Delegates heard conference speakers continue to discuss how specific technologies are upending and supporting emerging trends and developments in the rapidly evolving learning sector.
Dr. Mikhail Klassen, Chief Technology Officer at Paladin AI, and Mark van den Hoven, Lead Systems Architect at Avion Group, addressed the use of AI and Cloud-enabled flight simulators to implement CBTA and EBT. A term CAT followers will be reading about more in the future is “cloud environment,” a construct that integrates instructor participation (typically in an IOS), a scenario manager, debrief and analytic tools, and mobile apps – for starters.
Van den Hoven presented current and emerging use cases for AI, initially noting this enabler allows the system to recognize what the pilot is doing to extract performance metrics and assess competency metrics. “AI can also support voice analysis, simulated ATC, candidate selection, adaptive curriculum, virtual instructors and eye tracking.” At a higher level of benefits, AI and the Cloud offer the pilot training enterprise other opportunities, including decreasing costs and managing instructor workloads and achieving other efficiencies.
AI and the Cloud can decrease costs
One product that is helping to integrate AI into training is Paladin AI’s InstructIQ, which provides data-driven pilot competency analytics using AI to make training more efficient and effective. In terms of CBTA and EBT, this industry team, and concurrent efforts in the community, are hitting a “sweet spot” of sorts, in that they are seeking to increase the effectiveness of ICAO Document 9995 (Manual of Evidence-Based Training) and other regulatory guidance by bringing AI to bear. As AI applications better enable the training system to recognize what pilots are doing and extract performance metrics to assess competency metrics, the subject matter experts emphasized the importance of security and privacy in AI and Cloud systems.

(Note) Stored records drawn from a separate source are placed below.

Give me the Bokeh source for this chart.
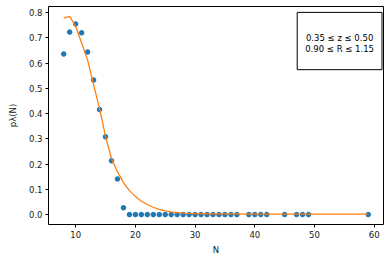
from bokeh.plotting import figure
from bokeh.models import BoxAnnotation, Label, Range1d, FixedTicker, PrintfTickFormatter
from bokeh.embed import file_html
from bokeh.resources import INLINE

# Data
N_obs = [8, 9, 10, 11, 12, 13, 14, 15, 16, 17, 18,
         19, 20, 21, 22, 23, 24, 25, 26, 27, 28, 29, 30, 31, 32, 33, 34, 35, 36, 37,
         39, 40, 41, 42, 45, 47, 48, 49, 59]
p_obs = [0.636, 0.723, 0.755, 0.720, 0.644, 0.533, 0.416, 0.308, 0.213, 0.141, 0.027,
         0, 0, 0, 0, 0, 0, 0, 0, 0, 0, 0, 0, 0, 0, 0, 0, 0, 0, 0,
         0, 0, 0, 0, 0, 0, 0, 0, 0]
p_model = [0.778, 0.785, 0.745, 0.680, 0.612, 0.515, 0.420, 0.310, 0.222, 0.170, 0.127,
           0.095, 0.072, 0.053, 0.040, 0.029, 0.021, 0.015, 0.011, 0.008, 0.006, 0.005,
           0.004, 0.004, 0.003, 0.003, 0.003, 0.003, 0.003, 0.003,
           0.002, 0.002, 0.002, 0.002, 0.002, 0.002, 0.002, 0.002, 0.002]
x_ticks = [10, 20, 30, 40, 50, 60]
y_ticks = [0.0, 0.1, 0.2, 0.3, 0.4, 0.5, 0.6, 0.7, 0.8]
box_lines = ["0.35 \u2264 z \u2264 0.50", "0.90 \u2264 R \u2264 1.15"]

FONT = "DejaVu Sans"
FS = "8.5px"

p = figure(frame_width=335, frame_height=218, output_backend="svg", toolbar_location=None,
           x_range=Range1d(5.45, 61.55), y_range=Range1d(-0.0393, 0.8243),
           min_border_left=48, min_border_right=7, min_border_top=6, min_border_bottom=38)
p.background_fill_color = "white"
p.border_fill_color = "white"
p.outline_line_color = "black"
p.outline_line_alpha = 1
p.outline_line_width = 1
p.xgrid.visible = False
p.ygrid.visible = False

for ax in (p.xaxis[0], p.yaxis[0]):
    ax.axis_line_color = None
    ax.major_tick_in = 0
    ax.major_tick_out = 3
    ax.minor_tick_line_color = None
    ax.major_tick_line_color = "black"
    ax.major_label_text_font = FONT
    ax.major_label_text_font_size = FS
    ax.major_label_text_color = "#1a1a1a"
    ax.axis_label_text_font = FONT
    ax.axis_label_text_font_size = FS
    ax.axis_label_text_font_style = "normal"
    ax.axis_label_text_color = "#1a1a1a"
    ax.major_label_standoff = 3

p.xaxis.ticker = FixedTicker(ticks=x_ticks)
p.yaxis.ticker = FixedTicker(ticks=y_ticks)
p.xaxis.formatter = PrintfTickFormatter(format="%d")
p.yaxis.formatter = PrintfTickFormatter(format="%.1f")
p.xaxis.axis_label = "N"
p.yaxis.axis_label = "p\u03bb(N)"
p.xaxis.axis_label_standoff = 4
p.yaxis.axis_label_standoff = 8

p.scatter(N_obs, p_obs, size=4.6, color="#1f77b4", line_color="#1f77b4")
p.line(N_obs, p_model, line_color="#ff7f0e", line_width=1.3)

box = BoxAnnotation(left=47.1, right=61.3, top=0.801, bottom=0.574,
                    fill_color="white", fill_alpha=1, line_color="black",
                    line_alpha=1, line_width=1)
p.add_layout(box)
for txt, yy in zip(box_lines, [0.701, 0.655]):
    p.add_layout(Label(x=54.2, y=yy, text=txt, text_align="center",
                       text_baseline="middle", text_font=FONT,
                       text_font_size=FS, text_color="black"))

open("out.html", "w").write(file_html(p, INLINE))
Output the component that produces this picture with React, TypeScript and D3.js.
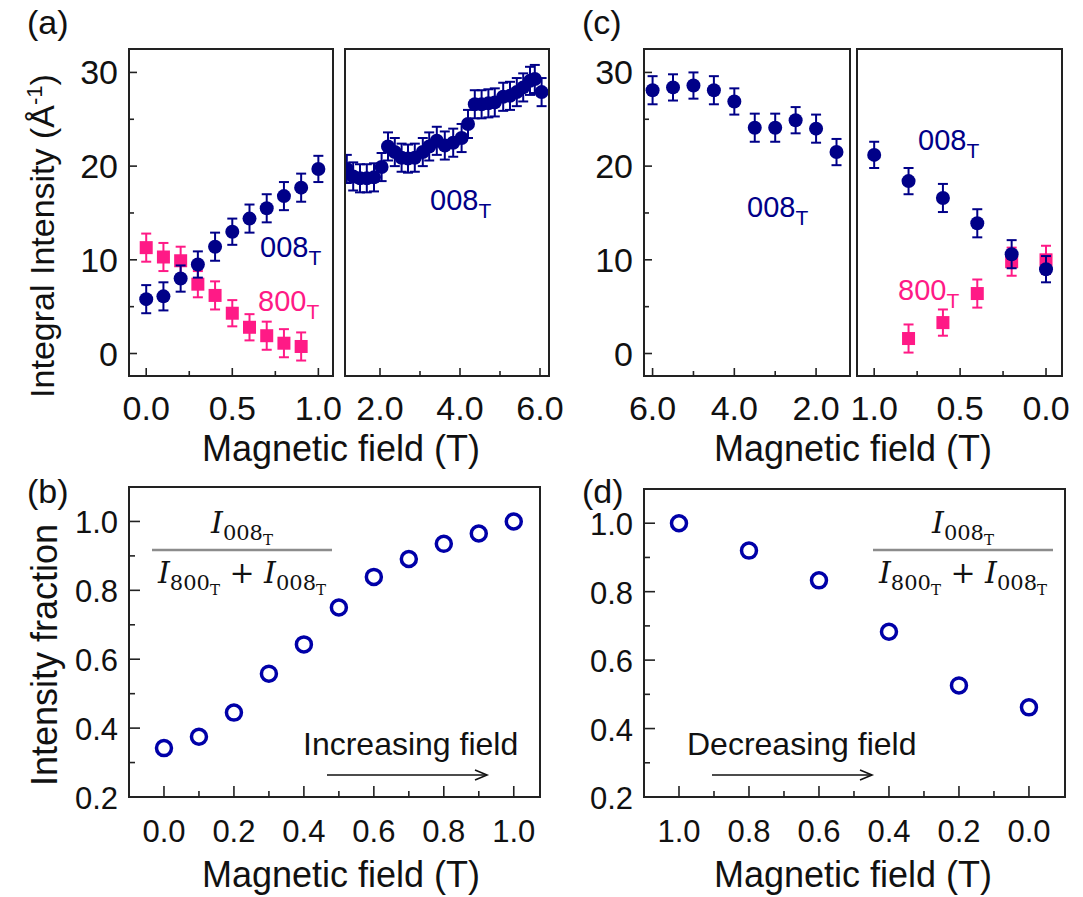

Michael Vercio, Senior Vice President, Simulation Systems at FlightSafety International, presented an interesting briefing that he billed as a macroeconomic perspective of training criteria – but one that quickly evolved into providing vital snippets of much broader supporting themes. Once establishing the need to address pilot and maintainer shortages, he turned his attention to one overarching theme: student success matters. Vercio then stressed the importance of student variation (SV) as the community seeks to fill vacancies in these two work forces well beyond this decade.
We must have new and more technologies to meet organization demands.
Factors contributing to SVs in the aviation community learning enterprise include: job requirements; regional demands; previous learning technologies used in classes; experience levels, industry aircraft types and others. The industry expert then emphasized, “We must have new and more technologies to meet these and more student variations and organization demands.”
In a preview for the session to follow on Big Data, Vercio then spoke of opportunities to enhance training, first noting “We need to maximize the value of the digital thread. Big Data is abundant, so use it!” He called attention to FSI partnering with GE Digital to better offer data-based training to business aviation professionals. Indeed, a foundation of this partnership banks on leveraging GE Digital’s data-driven C-FOQA insight to proactively reduce risk through training focused on being prepared for possible threats – before they are real. He added enhanced training “is also about courseware, courseware, courseware.” The executive concluded, these and other activities in training enterprises are beyond students being proficient; “it’s about them being prepared.”
This year’s iteration of WATS once again allowed attendees to gain insights from the two large OEMs, Boeing and Airbus, and as a bonus, delegates were able to obtain insights, albeit virtually, from a third OEM’s representative, Capt. Fabiano Cypel, Flight Crew Training Manager at Embraer. The OEM executive’s perspectives mirrored ICAO’s global safety initiatives and focus on competency-based training as well as EBT. Of significance, Cypel provided practitioners with a pathway to achieve these deliverables – by using “layers and layers of data – from OEMs, operators’ monthly reports and others.”
Capt. Jacques Drappier, EATS and APATS Conference Chair, was the session moderator.